The fact is, electric vehicles (EVs) are actually very practical for many more commuters than most people realize.

The All-Electric Zero Motorcycle Test Ride

A good buddy and I, both of us avid motorcyclists, popped into the 2nd Gear Motorcycle shop to test ride the all-electric Zero Motorcycle. Kent Aubichon, Zero Motorcycles Canadian sales manager let us take the bike out for a little ride around the Coquitlam neighbourhood.

Here is a little video I shot of my impressions and observations about the Zero Motorcycle.

Final parting shots, the bike as equipped sells for approximately $11,000. It has a top speed of something like 140 km/h and has a city riding range of around 180 km.

As I said in the video, I need more acceleration power to get me into the saddle of one of these machines.

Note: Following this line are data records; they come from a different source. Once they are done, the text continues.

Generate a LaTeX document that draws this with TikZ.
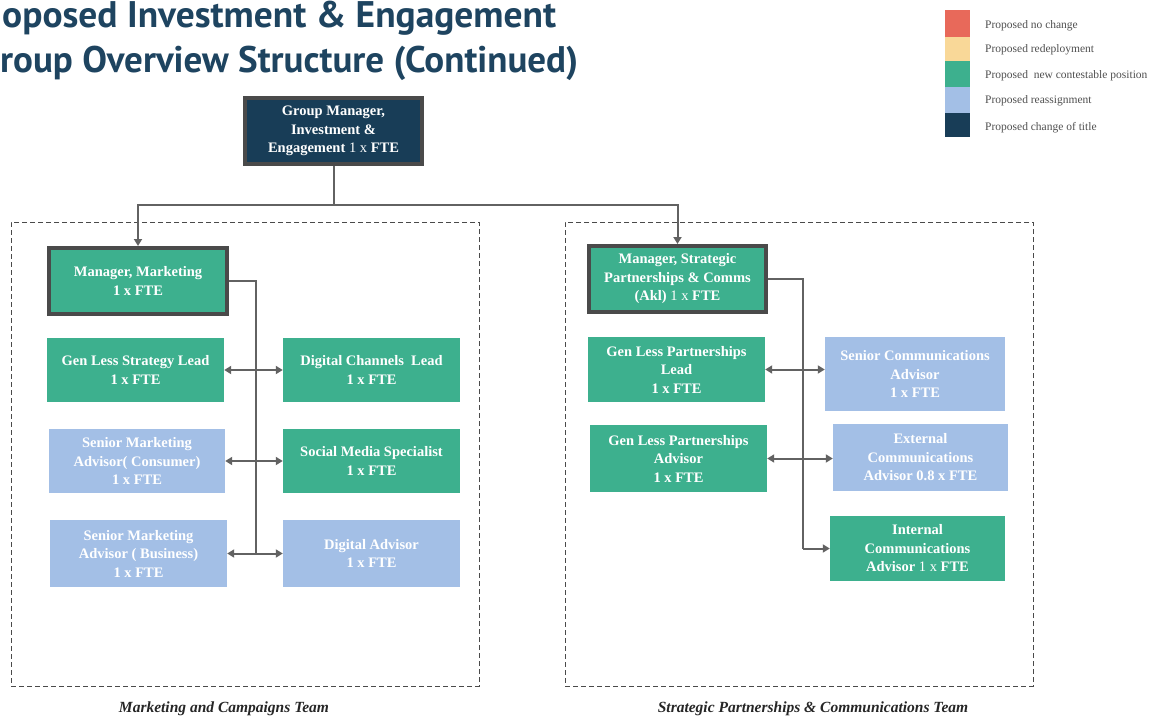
\documentclass[tikz,border=0pt]{standalone}
\usepackage{fontspec}
\setmainfont{Liberation Serif}
\newfontfamily\titlefont{PT Sans}
\usetikzlibrary{arrows.meta}

\definecolor{cred}{HTML}{E8695A}
\definecolor{cyellow}{HTML}{F9D898}
\definecolor{cgreen}{HTML}{3DB08E}
\definecolor{cblue}{HTML}{A3BFE6}
\definecolor{cnavy}{HTML}{183D57}
\definecolor{cborder}{HTML}{4A4A4A}
\definecolor{cline}{HTML}{626262}
\definecolor{ctitle}{HTML}{1E4460}
\definecolor{clegend}{HTML}{505050}

\tikzset{
  box/.style={rectangle, inner sep=2pt, align=center, text=white,
    font=\bfseries\fontsize{14.5}{18.5}\selectfont},
  gbox/.style={box, fill=cgreen},
  bbox/.style={box, fill=cblue},
  mgr/.style={draw=cborder, line width=4pt},
  wire/.style={draw=cline, line width=2pt},
  tip/.style={wire, -{Triangle[width=8pt,length=7pt]}},
  bitip/.style={wire, {Triangle[width=8pt,length=7pt]}-{Triangle[width=8pt,length=7pt]}},
  team/.style={draw=cborder, line width=1pt, dash pattern=on 5pt off 3pt,
    rectangle, inner sep=0pt},
  teamlabel/.style={font=\bfseries\itshape\fontsize{15.5}{17}\selectfont, text=black!85},
  swatch/.style={rectangle, inner sep=0pt, minimum width=25pt},
  legtext/.style={anchor=west, inner sep=0pt, text=clegend,
    font=\fontsize{11.5}{13}\selectfont},
  titletext/.style={anchor=base west, inner sep=0pt, text=ctitle,
    font=\titlefont\bfseries\fontsize{37}{40}\selectfont}
}

\begin{document}
\begin{tikzpicture}[x=1pt, y=-1pt]
\useasboundingbox (0,0) rectangle (1157,717);
\fill[white] (0,0) rectangle (1157,717);

% heading
\node[titletext] (title1) at (2,28) {\scalebox{1.012}[1]{oposed Investment \& Engagement}};
\node[titletext] (title2) at (0,73) {roup Overview Structure (Continued)};

% legend
\node[swatch, fill=cred,    minimum height=27pt] (lg1) at (957.5,23.5) {};
\node[swatch, fill=cyellow, minimum height=24pt] (lg2) at (957.5,49) {};
\node[swatch, fill=cgreen,  minimum height=26pt] (lg3) at (957.5,74) {};
\node[swatch, fill=cblue,   minimum height=26pt] (lg4) at (957.5,100) {};
\node[swatch, fill=cnavy,   minimum height=24pt] (lg5) at (957.5,125) {};
\node[legtext] (lt1) at (985,26) {Proposed no change};
\node[legtext] (lt2) at (985,50) {Proposed redeployment};
\node[legtext] (lt3) at (985,76) {Proposed\ \ new contestable position};
\node[legtext] (lt4) at (985,101) {Proposed reassignment};
\node[legtext] (lt5) at (985,128) {Proposed change of title};

% team containers
\node[team, minimum width=468pt, minimum height=464pt] (teamL) at (245,454) {};
\node[team, minimum width=468pt, minimum height=464pt] (teamR) at (799,454) {};
\node[teamlabel] (teamLlab) at (224,709) {Marketing and Campaigns Team};
\node[teamlabel] (teamRlab) at (813,709) {Strategic Partnerships \& Communications Team};

% group manager
\node[box, mgr, fill=cnavy, minimum width=177pt, minimum height=66pt] (gm) at (333.5,131)
  {Group Manager,\\Investment \&\\Engagement \textmd{1 x} FTE};

% marketing team
\node[gbox, mgr, minimum width=178pt, minimum height=66pt] (mm) at (138,281)
  {Manager, Marketing\\1 x FTE};
\node[gbox, minimum width=177pt, minimum height=64pt] (gsl) at (135.5,370)
  {Gen Less Strategy Lead\\1 x FTE};
\node[gbox, minimum width=177pt, minimum height=64pt] (dcl) at (371.5,370)
  {Digital Channels\ \ Lead\\1 x FTE};
\node[bbox, minimum width=176pt, minimum height=64pt] (smc) at (137,461)
  {Senior Marketing\\Advisor( Consumer)\\1 x FTE};
\node[gbox, minimum width=177pt, minimum height=64pt] (sms) at (371.5,461)
  {Social Media Specialist\\1 x FTE};
\node[bbox, minimum width=177pt, minimum height=67pt] (smb) at (138.5,553.5)
  {Senior Marketing\\Advisor ( Business)\\1 x FTE};
\node[bbox, minimum width=177pt, minimum height=67pt] (da) at (371.5,553.5)
  {Digital Advisor\\1 x FTE};

% partnerships team
\node[gbox, mgr, minimum width=177pt, minimum height=66pt] (msp) at (677.5,279)
  {Manager, Strategic\\Partnerships \& Comms\\(Akl) \textmd{1 x} FTE};
\node[gbox, minimum width=177pt, minimum height=65pt] (gpl) at (676.5,369.5)
  {Gen Less Partnerships\\Lead\\1 x FTE};
\node[bbox, minimum width=180pt, minimum height=74pt] (sca) at (915,374)
  {Senior Communications\\Advisor\\1 x FTE};
\node[gbox, minimum width=177pt, minimum height=67pt] (gpa) at (678.5,458.5)
  {Gen Less Partnerships\\Advisor\\1 x FTE};
\node[bbox, minimum width=175pt, minimum height=67pt] (eca) at (920.5,457.5)
  {External\\Communications\\Advisor 0.8 x FTE};
\node[gbox, minimum width=175pt, minimum height=65pt] (ica) at (917.5,548.5)
  {Internal\\Communications\\Advisor \textmd{1 x} FTE};

% top-level connectors
\coordinate (jn) at (333.5,205);
\draw[wire] (gm.south) -- (jn);
\draw[tip] (jn) -| (mm.north);
\draw[tip] (jn) -| (msp.north);

% marketing spine and links
\coordinate (lsb) at (256,553.5);
\draw[wire] (mm.east) -| (lsb);
\draw[bitip] (gsl.east) -- (dcl.west);
\draw[bitip] (smc.east) -- (sms.west);
\draw[bitip] (smb.east) -- (da.west);

% partnerships spine and links
\coordinate (rsb) at (803,548.5);
\draw[wire] (msp.east) -| (rsb);
\draw[bitip] (gpl.east) -- (gpl.east -| sca.west);
\draw[bitip] (gpa.east) -- (gpa.east -| eca.west);
\draw[tip] (rsb) -- (ica.west);
\end{tikzpicture}
\end{document}
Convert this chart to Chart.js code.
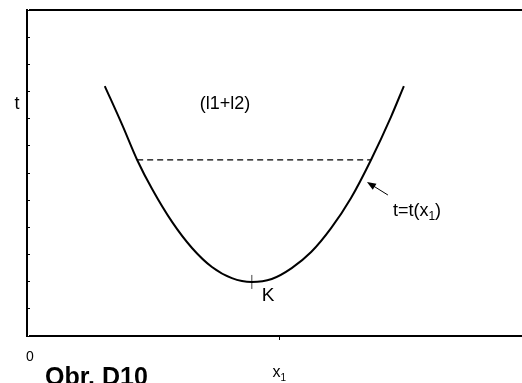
<!DOCTYPE html>
<html>
<head>
<meta charset="utf-8">
<script src="https://cdn.jsdelivr.net/npm/chart.js@4.4.1/dist/chart.umd.min.js"></script>
<style>
  html, body { margin: 0; padding: 0; background: #fff; }
  canvas { display: block; }
</style>
</head>
<body>
<canvas id="curveChart" width="522" height="383"></canvas>
<script>
// t = t(x1) curve, points along both branches
const curveX = [0.150, 0.185, 0.215, 0.245, 0.285, 0.325, 0.365, 0.405, 0.445,
                0.485, 0.525, 0.564, 0.604, 0.644, 0.684, 0.724, 0.750];
const curveT = [9.20, 7.77, 6.48, 5.41, 4.20, 3.24, 2.54, 2.13, 1.99,
                2.10, 2.50, 3.09, 3.97, 5.08, 6.48, 8.06, 9.20];

// dashed level cutting both branches
const levelX = [0.215, 0.684];
const levelT = 6.48;

// minimum K
const minX = 0.445;
const minT = 1.99;

// axes
const xMin = 0;
const xMax = 0.987;
const xTicks = [0.5];
const tMin = 0;
const tMax = 12;
const tStep = 1;

const FONT = "Arial, 'Liberation Sans', sans-serif";

// labels inside the plot, placed in data units
const plotLabels = [
  { parts: [{ s: "(l1+l2)" }], x: 0.391, t: 8.54, size: 18, align: "center" },
  { parts: [{ s: "K" }], x: 0.465, t: 1.49, size: 19, align: "left" },
  { parts: [{ s: "t=t(x" }, { s: "1", sub: true }, { s: ")" }], x: 0.728, t: 4.60, size: 18, align: "left" },
];
const arrowFrom = { x: 0.718, t: 5.19 };
const arrowTo = { x: 0.676, t: 5.67 };

// draws text made of normal and subscript pieces
function drawParts(ctx, parts, x, y, size, align, weight) {
  const subSize = Math.round(size * 0.65);
  let total = 0;
  const widths = parts.map((p) => {
    ctx.font = `${weight || ""} ${p.sub ? subSize : size}px ${FONT}`;
    const w = ctx.measureText(p.s).width;
    total += w;
    return w;
  });
  let cx = align === "center" ? x - total / 2 : x;
  parts.forEach((p, i) => {
    ctx.font = `${weight || ""} ${p.sub ? subSize : size}px ${FONT}`;
    ctx.fillText(p.s, cx, p.sub ? y + size * 0.3 : y);
    cx += widths[i];
  });
}

const labelPlugin = {
  id: "labelPlugin",
  afterDraw(chart) {
    const { ctx, chartArea, scales } = chart;
    const xs = scales.x;
    const ys = scales.y;
    ctx.save();
    ctx.fillStyle = "#000";
    ctx.textAlign = "left";
    ctx.textBaseline = "middle";

    plotLabels.forEach((l) => {
      drawParts(ctx, l.parts, xs.getPixelForValue(l.x), ys.getPixelForValue(l.t), l.size, l.align);
    });

    // arrow pointing at the curve
    const x1 = xs.getPixelForValue(arrowFrom.x);
    const y1 = ys.getPixelForValue(arrowFrom.t);
    const x2 = xs.getPixelForValue(arrowTo.x);
    const y2 = ys.getPixelForValue(arrowTo.t);
    const ang = Math.atan2(y2 - y1, x2 - x1);
    const head = 9;
    ctx.strokeStyle = "#000";
    ctx.lineWidth = 1;
    ctx.beginPath();
    ctx.moveTo(x1, y1);
    ctx.lineTo(x2 - Math.cos(ang) * head * 0.8, y2 - Math.sin(ang) * head * 0.8);
    ctx.stroke();
    ctx.beginPath();
    ctx.moveTo(x2, y2);
    ctx.lineTo(x2 - head * Math.cos(ang) + 3.5 * Math.sin(ang), y2 - head * Math.sin(ang) - 3.5 * Math.cos(ang));
    ctx.lineTo(x2 - head * Math.cos(ang) - 3.5 * Math.sin(ang), y2 - head * Math.sin(ang) + 3.5 * Math.cos(ang));
    ctx.closePath();
    ctx.fill();

    // axis labels
    drawParts(ctx, [{ s: "t" }], chartArea.left - 13, ys.getPixelForValue(8.54), 18, "center");
    drawParts(ctx, [{ s: "0" }], xs.getPixelForValue(xMin), chartArea.bottom + 21, 14, "center");
    drawParts(ctx, [{ s: "x" }, { s: "1", sub: true }], xs.getPixelForValue(xTicks[0]), chartArea.bottom + 37, 16, "center");

    ctx.textBaseline = "alphabetic";
    drawParts(ctx, [{ s: "Obr. D10" }], chartArea.left + 15, chartArea.bottom + 49, 25, "left", "bold");
    ctx.restore();
  },
};

const curvePoints = curveX.map((x, i) => ({ x: x, y: curveT[i] }));
const levelPoints = levelX.map((x) => ({ x: x, y: levelT }));

new Chart(document.getElementById("curveChart"), {
  type: "scatter",
  data: {
    datasets: [
      {
        label: "t=t(x1)",
        data: curvePoints,
        showLine: true,
        borderColor: "#000",
        borderWidth: 2,
        pointRadius: 0,
        cubicInterpolationMode: "monotone",
      },
      {
        label: "level",
        data: levelPoints,
        showLine: true,
        borderColor: "#000",
        borderWidth: 1.2,
        borderDash: [6, 4],
        pointRadius: 0,
      },
      {
        label: "K",
        data: [{ x: minX, y: minT }],
        pointStyle: "line",
        rotation: 90,
        pointRadius: 7,
        borderColor: "#444",
        borderWidth: 1,
      },
    ],
  },
  options: {
    responsive: false,
    animation: false,
    layout: { autoPadding: false, padding: { left: 30, top: 10, right: 0, bottom: 43 } },
    plugins: {
      legend: { display: false },
      tooltip: { enabled: false },
    },
    scales: {
      x: {
        type: "linear",
        position: "bottom",
        min: xMin,
        max: xMax,
        afterBuildTicks: (axis) => {
          axis.ticks = xTicks.map((v) => ({ value: v }));
        },
        ticks: { display: false },
        grid: { drawOnChartArea: false, drawTicks: true, tickLength: 4, color: "#000", lineWidth: 1 },
        border: { display: true, color: "#000", width: 2 },
      },
      xTop: {
        type: "linear",
        position: "top",
        min: xMin,
        max: xMax,
        ticks: { display: false },
        grid: { display: false, drawTicks: false },
        border: { display: true, color: "#000", width: 2 },
      },
      y: {
        type: "linear",
        position: "left",
        min: tMin,
        max: tMax,
        ticks: { display: false, stepSize: tStep },
        grid: { drawOnChartArea: false, drawTicks: true, tickLength: -3, color: "#000", lineWidth: 1 },
        border: { display: true, color: "#000", width: 2 },
      },
    },
  },
  plugins: [labelPlugin],
});
</script>
</body>
</html>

The New Nissan Leaf Hits BC; Day 3 NaBloPoMo

A good buddy of mine received his new Nissan Leaf, the first all-electric production vehicle a couple of days ago. I asked him to write a quick blurb about what his first day of owning an electric vehicle was like. Here is what he had to say…

Today we picked up our new Nissan LEAF SL at Downtown Nissan.  It is the fourth all-electric vehicle sold in BC. It took us about one hour to go through all the features (this is a very tech-laden vehicle) with the sales manager…this was their first retail LEAF delivery for them.

Left the dealer and noticed that my vehicle was only 50% charged –  not a good start. Phoned the Fairmont Waterfront to see if I could plug-in while visiting downtown for 1.5 hours – they refused unless I was staying there or having lunch there! I parked at EASY PARK and plugged in without hassle. 

I was stopped on Seymour Street when a bus driver opened his door and asked me if I liked my electric vehicle – a passenger asked how much it was. Biggest difference on day one – The total quietness when driving.

Range anxiety is frequently a phrase that oil-lobbyists use, but with 160km/charge it is a perfect run-around-town-car that combined with limited mechanical tune ups will ensure lower running costs.